Last Friday Durbis Castillo-Pazos became officially a graduated chemist. His presentation about the in silico development of entry inhibtors for the HIV-1 virus was very clear and straightforward and he performed admirably during the examination for which he graduated with Honors from the Mexico State Autonomous University (UAEMex).
Ever since he came to my lab, Durbis was adamant to work in some project related to medicinal chemistry which is not really my thing. Still, we were able to take an old project related to the in silico design of entry inhibitors for the protein GP120 which is responsible for the entry of the HIV-1 virus into human T-cells; the very first stage of the HIV infection which leads to AIDS. The lengths to which Durbis took the project were remarkable but none of that would have been possible without the leadership of my good friend and colleague Dr.
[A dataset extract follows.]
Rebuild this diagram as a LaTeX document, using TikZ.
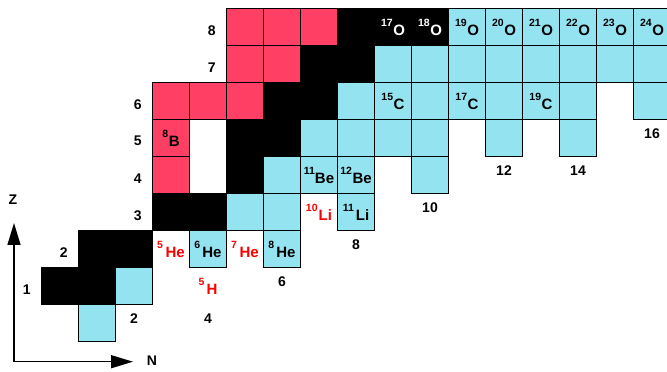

Antonio Romo from the Queretaro Autonomous University (UAQ) who not only guided us through the nuances of the field but also on the intricacies of working with Schrödinger Inc.’s software, MAESTRO.
Suffice it to say that based on a piperazine core and four thousand fragments with commercial pharmaceutical applications, Durbis built a 16.3 million compounds library from which a few candidates are selected as potential drug molecules after several docking steps at various precision levels and molecular dynamics simulations plus QSAR related analysis. More about the details in future posts.
The knowledge gained by Durbis allowed him to become a member of the QSAR team led by Dr. Karina Martinez, at the Institute of Chemistry UNAM which provides QSAR studies to various companies who want to submit this kind of studies for regulatory purposes. Durbis has his sight abroad and has been admitted to a prestigious graduate program where he will keep seeking to improve his knowledge on medicinal chemistry. I’m sure he will succeed in anything on which he sets his mind.